As scandals grow to become the norm throughout the Obama administration, his handling of these events also develops a common formula, a checklist of controversy diffusion. There are five steps:

  1. Feign ignorance: You remember the IRS Scandal, Fast and Furious, AP phone record, Obamacare website failures, and now the VA scandal? Apparently, President Obama learned about these issues from newspaper reports. As if the president is just some normal Joe, sans a staff of advisors feeding him up-to-the-minute information regularly.

  2. Feign anger: Upon the president allegedly learning of a scandal, he the proceeds to profess his shock and anger about the issue. Even as news reports show that he knew about the issue for a long time.

  3. Feign responsibility: The president will feign the act of falling on his own sword, repeatedly stating that the buck stops with him.

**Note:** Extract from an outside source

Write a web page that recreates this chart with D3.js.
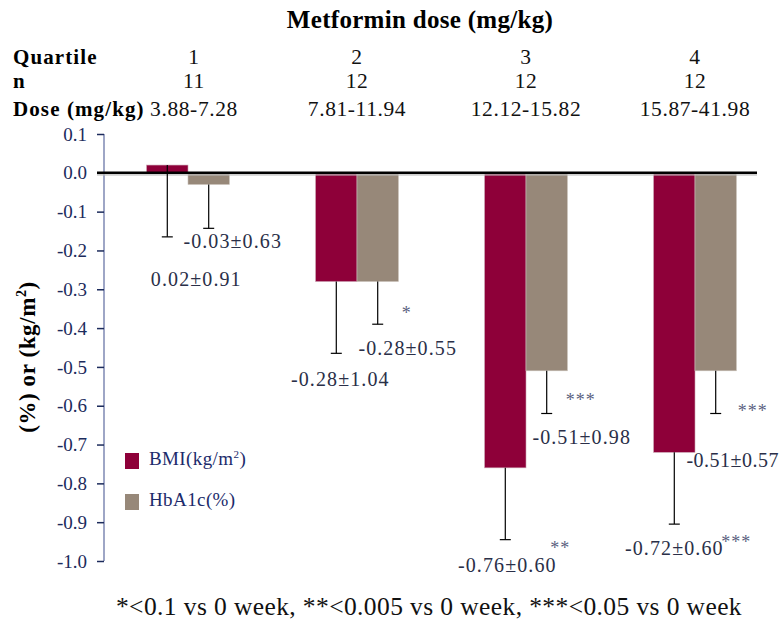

  4. Delay: Obama will profess his interest in working with investigators on these matters. However, after a sizeable amount of unnecessary obfuscation, withholding of information and stonewalling by the president and his staff, nothing happens. No one pays and no one loses his or her job. Eventually, a few people announce their “retirement” and a few people take paid administrative leave.

  5. Dismiss: After waiting a period of time for things to blow over, even while questions are still being raised regarding the lack of progress in an investigation, the president pronounces the whole thing to be a partisan and “phony scandal.” This allows the administration to dismiss, mock, marginalize the issue, and allow the president get back to his golf game.

The president is running running through this playbook on handling scandals right now, having announced his displeasure and called for an investigation this week after learning about the VA hospital debacle in the newspaper, because the buck stops with him. However, the VA Hospital scandal is different from all of the others he has dealt with so far.

Veterans are a strong willed group who demand (and deserve) answers, accountability, and do not take kindly to dawdling. They are going to demand results yesterday. Because veterans come in all political affiliations, and will not settle for a canned response, it is difficult to paint this issue in a partisan manner. Many Democrats have already broken rank and called for the president to fire Secretary Shinseki.

Additionally, it would cause irreparable damage to the Democratic Party if the president were to dismiss the death of wounded veterans as a phony issue.

Moreover, the VA scandal is opening the eyes of many in the media to the president’s strategy. Columnists are starting to notice the same canned responses, inaction, and smokescreens in this instance and are comparing them with other scandals.

One can only hope that this will bring a higher level of seriousness to scandals, such as Benghazi and force the president to realize that his scandal playbook is no longer an option.

Alex VanNess is the Manager of Public Information for the Center for Security Policy.